Dans ce contexte, la phrase placée en exergue de A Beggar at Damascus Gate, ’All characters in this book are fictitious, Only Palestine is real.’ (YZ BDG) , prend tout son sens. Il ne s’agit pas d’assurer la reconnaissance d’un sujet, si intéressant soit-il, hors de son contexte socio-politique : Violette telle que la montre la presse mondaine n’est qu’une fleur parmi tant d’autres (EA LP 8), un objet et non un individu pris dans un réseau historico-politique dont l’existence per se doit être reconnue, prise en compte par les Occidentaux.

Les Occidentaux ne sont pas les seuls destinataires de ces œuvres. Elles s’adressent également à une frange occidentalisée de la société arabe, très largement représentée dans ces romans :

It’s a pity about his being so touchy and patriotic, etc., etc.; it’s such a bore […], that man seems to have taken it upon himself to voice those clichés about the Arab Nation blah.
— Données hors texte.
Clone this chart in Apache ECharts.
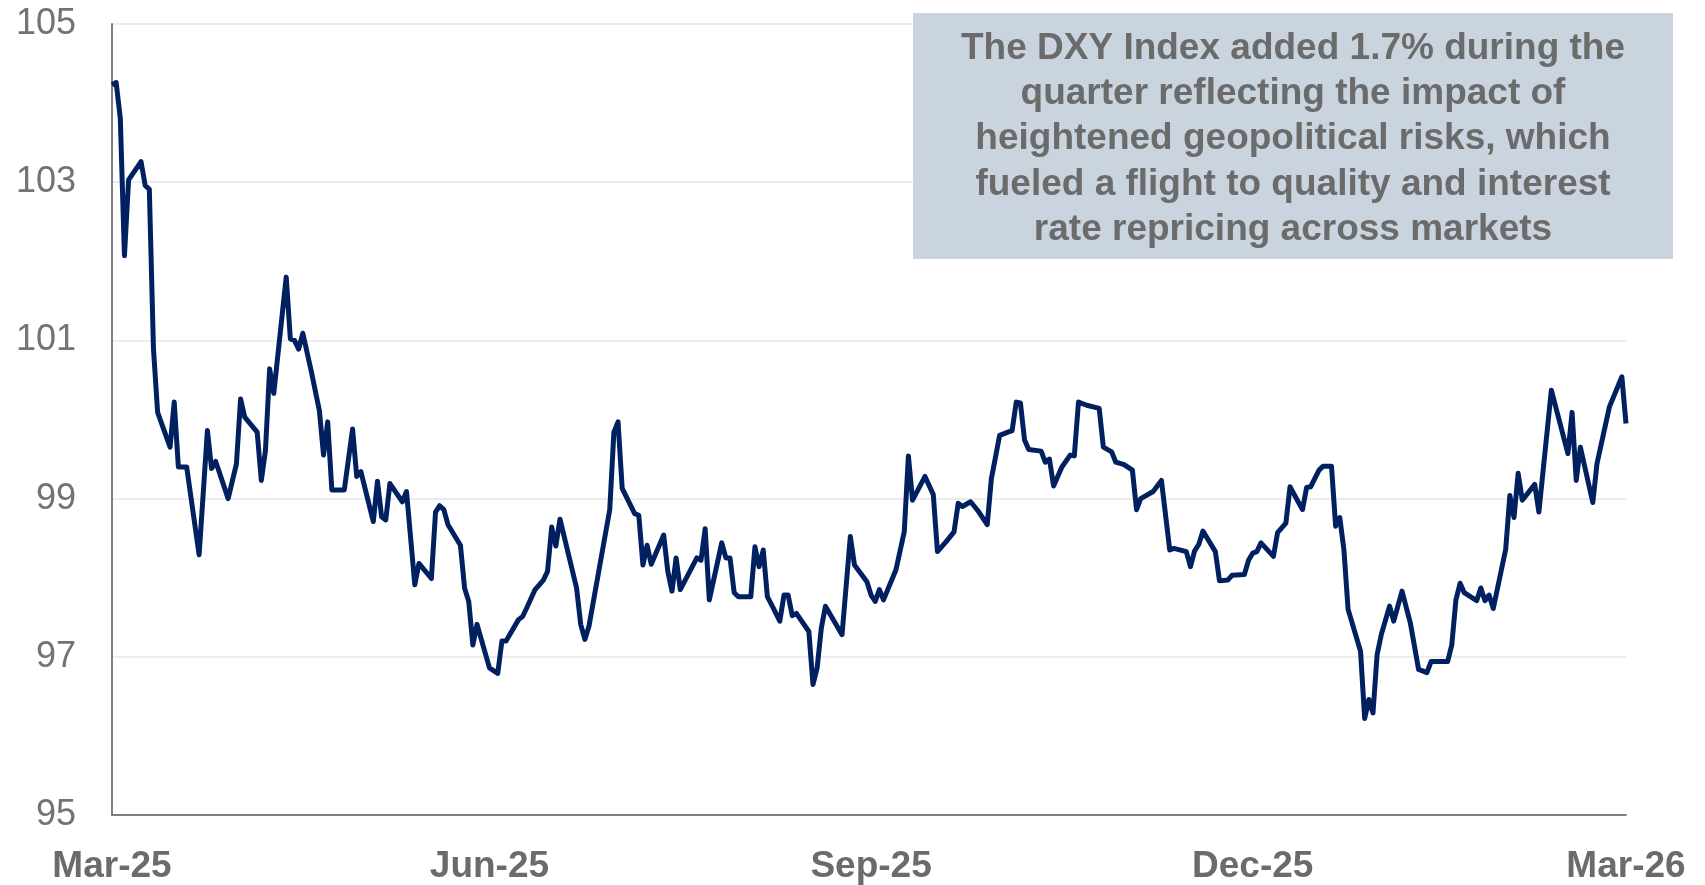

Not that I have anything against the Arab Nation (whatever it is) , as long as it is kept for the right moment, and not at parties and over dinner. (RA SS 108-109)

Plus que de manque d’information, il s’agit d’un désengagement, un des effets du cercle cosmopolite, espace coupé des deux univers culturels dont il est censé être le lieu de rencontre. Pour certains sujets, il est lieu d’une abstraction des deux réalités auxquelles il devrait se rattacher. Pour les tenants d’un cosmopolitisme engagé, lieu d’imprégnation fertile, il s’agit de réveiller ces individus indifférents que leur flottement aveugle et conduit au vide (‘you filled the world with talk, talk, talk […]. You’re full of words, but not a touch, not a shade of faith in them.’(JIJ HNS84)). En cela ils peuvent se faire traiter, à juste titre, dans tous les sens du terme, d’insignifiants (‘the poor insignificant lot that you are’(JIJ HNS84)) puisqu’ils ne cherchent pas à donner un sens à leur discours, jeu sans enjeu qui, comme auparavant la presse mondaine, relègue le réel de la souffrance à un arrière-plan où le massacre de la population civile n’a pas plus d’importance que le parfum des crêpes suzettes :

All the horror I had known was reduced to a witty remark here and there. When […] crêpe suzette was served Salma with delightful inconsequence said : “Let me see who can guess what liqueur has been used in your sweet.” (JIJ HNS 88)

Leur discours demeurerait donc sans conséquence puisqu’il n’a pas d’ancrage autre que dans cet enclos qui nie les deux bords de ses attaches. Leur discours n’a d’ailleurs qu’un usage interne :

I was afraid she would […] manage […] to implicate me in a labyrinthine secrecy which would encompass her ends without damaging the exterior of her life or mine. (JIJ HNS 108)

A nouveau, c’est le Même qui peut faire avancer les choses parce qu’il se présente sous un angle légèrement différent qui ouvre une brèche dans le cercle vide de sens ou parce qu’il se maintient à l’extérieur pour garder une marge de manœuvre, c’est-à-dire un lieu d’où parler et faire entendre sa voix :

The idea of secrecy […] appealed to me, but I could not muster enough passion for a positive role in the game. […] I […] would […] keep far enough to preserve the clarity of my vision. (JIJ HNS 108)

Si le personnage de Jabra Ibrahim Jabra choisit la place du monstre (JIJ HNS108) c’est que comme tout monstre, il montre.

Montrer, informer ne va pas sans risque. La censure règne dans un certain nombre d’états du Proche-Orient comme le rappelle Ramzi Salti dans l’introduction de son recueil de nouvelles en anglais :

The problematic aspects of writing in English, far from being ignored, are actually at the core of «  Antara and Juliet  » where the narrator, faced with potential censorship in many Arab countries, grapples with the idea of publishing literary works in a foreign tongue. (RS NI viii)

Ramzi Salti, comme Sonia Rami, traitent de groupes marginaux dont les pratiques sociales ou sexuelles diffèrent des usages traditionnels. Mais la censure peut s’appliquer à des prises de position plus politiques. Le choix de l’anglais permet de contourner ce problème et d’écrire plus librement.